What I see is that the vast majority of our effort (say 1400 of our 1500 units) is going towards motorist education, but 1400 is just a drop in the buck of the 8,000 units required to solve the motorist education problem. That 1400/8,000 (17.5%) of 20% of the problem. So we're using 93% (1400/1500) of our effort to solve 3.5% (17.5% of 20%) of the total problem!

At the same time, we're only spending 100 units against cyclist education. That's about 6.5% of our effort trying to solve 80% of the problem, or it solves 5% more of the total problem. So, by distributing our efforts mostly on motorist education we're solving only about 8.5% of the total problem.

Now consider if we refocused our efforts, and put all 1500 of our available units against cyclist education. Now we're solving 75% of 80% of the problem, or 60% of the total problem! Doesn't spending an effort to solve about 60% of a problem make a lot more sense than spending the same effort so solve only about 8% of the problem?
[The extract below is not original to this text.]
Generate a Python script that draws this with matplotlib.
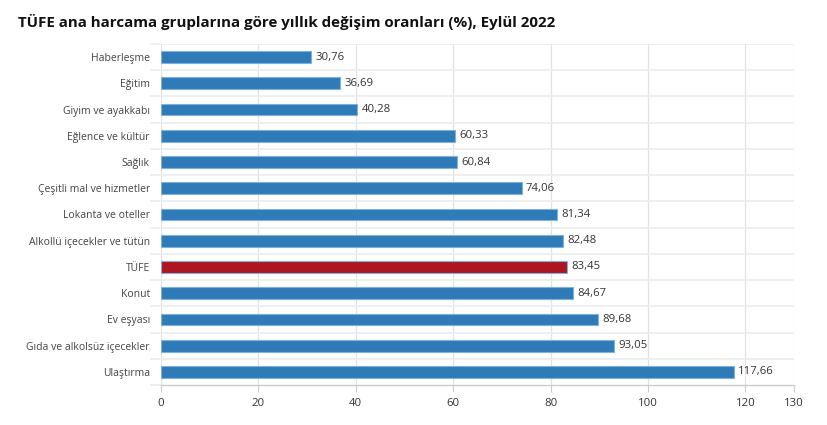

I don't care if some of our effort goes to motorist education, I just think it should be a relatively small percentage. Most importantly, the vast majority of cycling advocacy should go to cyclist education, because that's where we get the bang for the buck! And the first step in that direction is conveying the information about how important cyclist education is, and combatting the idea that most cyclists seem to hold, that we're like sitting ducks out there *no matter what we know or how we behave*.